Thanks. Hey, good morning. I wanted to ask about the macro a little bit here. Some of your peers have called out affordability constraints. You talked about waning consumer confidence and kind of mortgage rates kind of persisting higher. Can you guys just talk about what you're seeing on that front and maybe help us think about why your viewpoint might be a little nuanced compared to some peers?

George Wilson

Analyst

Yeah. I think we see the same things and in talking to our customers, I think the R&R market has been hit hard, especially in certain segments like for us, our cabinet business, which tends to be much more of a discretionary item than a window or door. With that being said, as interest rates start dropping, I think -- and potentially the overall affordability of housing, if the price flattens and the interest rates drop, that type of movement does tend to spur on R&R and then people buying new homes will do more of the discretionary projects, the kitchens or the bath remodels so on. So, yes, I think to answer your question, Julio, we are seeing it. I think that there are -- it has been sluggish in all of 2024. I think that that's built into our forecast and why we're saying that we think volumes will be sluggish over the next few months. But I think most of the macro indicators are when that affordability comes down a little bit and the interest rates drop, it will spur on some pretty pent-up demand. It -- we see it and we're pretty confident in it.

Julio Romero

Analyst

Got it. That's very helpful there.
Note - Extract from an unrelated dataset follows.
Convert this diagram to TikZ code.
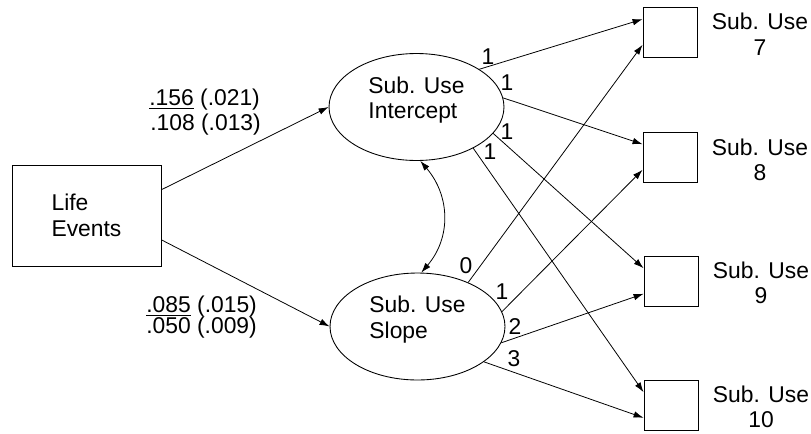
\documentclass[tikz,border=0pt]{standalone}
\usepackage{fontspec}
\setmainfont{Liberation Sans}
\usetikzlibrary{shapes.geometric,arrows.meta}
\newcommand\liftlines[1]{\raisebox{3.4pt}[\height][\depth]{\begin{tabular}{@{}l@{}}#1\end{tabular}}}
\tikzset{
  obs/.style={draw,line width=0.5pt,minimum width=1.08cm,minimum height=1cm,inner sep=0pt},
  latent/.style={draw,ellipse,line width=0.5pt,minimum width=3.5cm,minimum height=2.14cm,inner sep=0pt},
  arr/.style={line width=0.45pt,-{Latex[length=2mm,width=1.3mm]}},
  num/.style={inner sep=0pt}
}
\begin{document}
\begin{tikzpicture}[x=0.02cm,y=-0.02cm,font=\fontsize{13}{14.5}\selectfont]
                \useasboundingbox (0,0) rectangle (811,433);
                % predictor and growth factors
                \node[draw,line width=0.5pt,minimum width=2.98cm,minimum height=2.02cm,align=left] (life) at (86.5,215.5) {Life\\Events};
                \node[latent] (int) at (416.5,107) {\liftlines{Sub. Use\\Intercept}};
                \node[latent] (slp) at (417.5,326.5) {\liftlines{Sub. Use\\Slope}};
                % observed outcomes
                \node[obs] (o7) at (670,32) {};
                \node[obs] (o8) at (670,157) {};
                \node[obs] (o9) at (671,281) {};
                \node[obs] (o10) at (671,405) {};
                \node[align=center] (t7) at (760,34) {Sub. Use\\7};
                \node[align=center] (t8) at (760,160) {Sub. Use\\8};
                \node[align=center] (t9) at (761,283) {Sub. Use\\9};
                \node[align=center] (t10) at (761,407) {Sub. Use\\10};
                % paths
                \draw[arr] (life.19) -- (int.west);
                \draw[arr] (life.-18) -- (slp.west);
                \draw[arr] (int.31) -- (o7.155);
                \draw[arr] (int.6) -- (o8.155);
                \draw[arr] (int.-19) -- (o9.155);
                \draw[arr] (int.-36) -- (o10.155);
                \draw[arr] (slp.41) -- (o7.205);
                \draw[arr] (slp.10) -- (o8.205);
                \draw[arr] (slp.-11) -- (o9.205);
                \draw[arr] (slp.-28) -- (o10.205);
                \draw[line width=0.45pt,{Latex[length=2mm,width=1.3mm]}-{Latex[length=2mm,width=1.3mm]}] (int.-86) .. controls +(30,35) and +(30,-35) .. (slp.86);
                % loadings
                \node[num] (a1) at (488,57) {1};
                \node[num] (a2) at (507,83) {1};
                \node[num] (a3) at (507,132) {1};
                \node[num] (a4) at (490,152) {1};
                \node[num] (b0) at (466,266) {0};
                \node[num] (b1) at (502,292) {1};
                \node[num] (b2) at (515,327) {2};
                \node[num] (b3) at (514,359) {3};
                % regression weights
                \node[num,anchor=west] (c1) at (149,100) {\underline{.156} (.021)};
                \node[num,anchor=west] (c2) at (150,125) {.108 (.013)};
                \node[num,anchor=west] (c3) at (146,307) {\underline{.085} (.015)};
                \node[num,anchor=west] (c4) at (146,328) {.050 (.009)};
            \end{tikzpicture}
\end{document}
And then can you maybe just compare where consumer confidence is right now in North America versus Europe maybe compared to like three months ago?

George Wilson

Analyst

I think what we've started to see is that there is a little more confidence coming back in certain parts of Europe. I think we've seen signs that the UK, which led the downfall, to be honest, they started seeing a slowdown much earlier than North America did. I think we've seen maybe slight signs of improvement there. The hard part there is that, that will always be tempered by some of the geopolitical things going on in Eastern Europe with Russia and Ukraine. If for whatever reason that conflict were to come to an end, I think you're going to see probably the European markets improve fundamentally faster. But again, I quantify -- or I just qualify that based on there are things happening over there that are out of normal market controls. I think that the European markets are a little further along in potential recovery. But North America, the market is so large and the consumer mentality here is a little quicker to take risks and be a little more open with spending. So any sign of improvement, I think could spur on a faster recovery in North America than you would in Europe.

Julio Romero

Analyst

Very helpful there. And maybe turning to your re-segmentation. You've obviously been very thoughtful about the new segment structure. Can you maybe peel back the onion a little bit about the strategic rationale for the three new segments? And then secondly, in the prepared remarks, I believe you called out maximizing synergy ops and positioning for growth as two key items there. Are those two kinds of the North Star for the new segments and the new leaders?

George Wilson

Analyst

So as I peel this back a little bit, one, we do try to -- our strategy all along is trying to let people know, yes, we serve the window and door markets and yes, we serve the cabinet markets and they're a big part of what we do, but we're not -- we make not one window or door or not one finished cabinet. That's not who we are. We are a manufacturing company that has a broad set of core competencies. And so our segmentation is really based on that. We don't even want our internal organization to sit here and look and view ourselves as a window and door company or cabinet company. It limits our potential to go after new markets, new systems, new opportunities. So I think for us, segmenting in this way, one, I think it opens our development teams to think much bigger than we currently are. Two, it gives us the opportunity to really build off of what is the strength of Quanex and that's our manufacturing capabilities. And I think we've proved that over the last five to seven to eight years, that we're pretty good operators. So it gives us an opportunity to capitalize on that, which when done that way, then it fuels the inorganic opportunities much faster. So I think that's the way we approach this, Julio, is really, one, what's going to drive the fastest growth, and then two, how do we use that -- those new segments to really optimize what we do. And I feel really good about the new segments. Each one of these then combines some of the legacy Tyman and some of our legacy Quanex. So when you've got people from both organizations working together, you're able to see and create new things rather than being so blindfolded into what you've always done. So each of these segments include a little bit from both organizations and we think that was really important. We're -- and we're extremely excited about the potential that that's going to drive.

Julio Romero

Analyst

Thanks for all the color, George. And if I could sneak one more in maybe for Scott here is, I appreciate the first quarter kind of outlook of interest expense of $15 million. Is that kind of a fair quarterly run rate to maybe assume for now for fiscal '25? And then are you kind of assuming any debt pay down at this point for fiscal '25?

Scott Zuehlke

Analyst

We absolutely assume we are going to pay down debt throughout the year. I mean, that's a clear priority for us. So $15 million for the first quarter, trending down a little bit thereafter and we'll give more detail on the -- at the Investor Day. But I think $15 million will be the high watermark for interest expense this year.

Julio Romero

Analyst

Excellent. Thanks very much, guys. I'll pass it on.

George Wilson

Analyst

Thank you.

Operator

Operator

Thank you. And with that, I would now like to turn it back over to George Wilson for any closing remarks.

George Wilson

Analyst

Thanks, everyone, for joining. We're extremely excited about the future of Quanex and look forward to providing more details about the combined company at our Investor and Analyst Day at the NYSE on February 6th, 2025. I'd like to wish you all a safe and happy holiday. Thank you.

Operator

Operator

Thank you for participating in today's conference. This does conclude the program. You may now disconnect. Everyone, have a great day.